Google Executive in Charge of ‘Tackling Disinformation’ Becomes DHS Senior Leader

Google Executive in Charge of ‘Tackling Disinformation’ Becomes DHS Senior Leader
The Homeland Security Department headquarters in northwest Washington. Manuel Balce Ceneta/AP Photo
Harry Lee
Updated:

A past senior aide to former President Barack Obama, who became a Google executive in charge of “tackling disinformation”, has joined the Department of Homeland Security (DHS) as a senior leader from this week.

Kristie Canegallo, who was vice president of Trust and Safety in Google beginning March 2018, was appointed chief of staff in DHS on Monday.

“I am excited to share with you that Kristie Canegallo will join our Department as our new Chief of Staff on January 10, 2022,” DHS Secretary Alejandro Mayorkas said in a statement.

“I have worked closely with Kristie in the past and know firsthand that she will be a great colleague and of tremendous support to us all,” Mayorkas said.

Kristie Canegallo (center left) with President Barack Obama, Vice President Joe Biden, and others in the White House on June 25, 2015. (Pete Souza/White House)
Kristie Canegallo (center left) with President Barack Obama, Vice President Joe Biden, and others in the White House on June 25, 2015. Pete Souza/White House
According to Google’s website, Canegallo’s role was to “ensure Google is a trusted source of information, content, and interactions” across Google’s portfolio, including Google Search, Google News, YouTube, and advertising platforms.

Before that, Canegallo served as White House deputy chief of staff from 2014 through January 2017, during which time she crossed paths with Mayorkas, then-director of U.S. Citizenship and Immigration Services (USCIS).

Jon Feere, who was the senior advisor to the director of the U.S. Immigration and Customs Enforcement (ICE) during the Trump administration, has raised concerns about the appointment.

“The Biden administration is fully aware that their anti-borders policies 
are wildly unpopular, so their selection of a person who has spent her time 
eliminating opinions online is certainly suspect,” Feere told The Epoch Times via email.

“She’s now playing a key role in the release of thousands of criminal aliens into our communities and will naturally see a lot of pushback on this horrific agenda,” he said.

“It wouldn’t be surprising to her see former Google colleagues help her out by expanding their definition of ‘anti-migrant’ and further stifling speech online,” he continued.

In 2021, close to 2 million illegal immigrants from 150 different countries were apprehended along the southwest border—more than double 2019, the last pre-pandemic year, according to data from Customs and Border Protection (CBP).

“While there is certainly a need for Silicon Valley to bar criminal content, a line is quickly crossed when policy preferences and opinions are banned in an overbroad manner,” added Feere, now director of investigations at the Center for Immigration Studies.

“Fighting disinformation” was an important part of Canegallo’s work with Google. In 2019 at the Munich Security Conference in Germany, she and her team presented a white paper (pdf) detailing how Google “tackle[s] the intentional spread of misinformation.”

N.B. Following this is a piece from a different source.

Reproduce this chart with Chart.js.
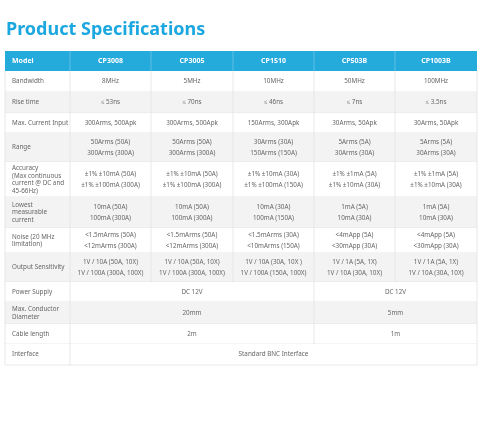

Google and other Big Techs such as Twitter and Facebook have been widely criticized for their censorship and political bias.

In an early 2020 article titled “Supporting the 2020 U.S. election”, Canegallo said her team “span the globe to monitor and disrupt account hijackings, inauthentic activity, disinformation campaigns, coordinated attacks, and other forms of abuse on our platforms on a 24/7 basis.”
CBS “60 Minutes” found that in 2019, Google took down over 300 of President Donald Trump’s political ads. YouTube CEO Susan Wojcicki said at the time that some of the videos were “not approved to run.” But Google didn’t give specific reasons why it took down the ads or what company policy they violated.
In a co-authored article published in December 2020, Canegallo vowed to fight misinformation about COVID-19 vaccines.

One of the strategies is to raise “authoritative information.” The article said that since the beginning of the pandemic, Google has given $250 million in grants “to help more than 100 government agencies around the world run critical public service announcements about COVID-19.”

“Our teams have removed more than 700,000 videos related to dangerous or misleading COVID-19 medical information. We also continue to remove harmful COVID-19 misinformation across other products like Ads, Google Maps, and the Play store,” the article stated.

DHS hasn’t responded to a request from The Epoch Times for comment.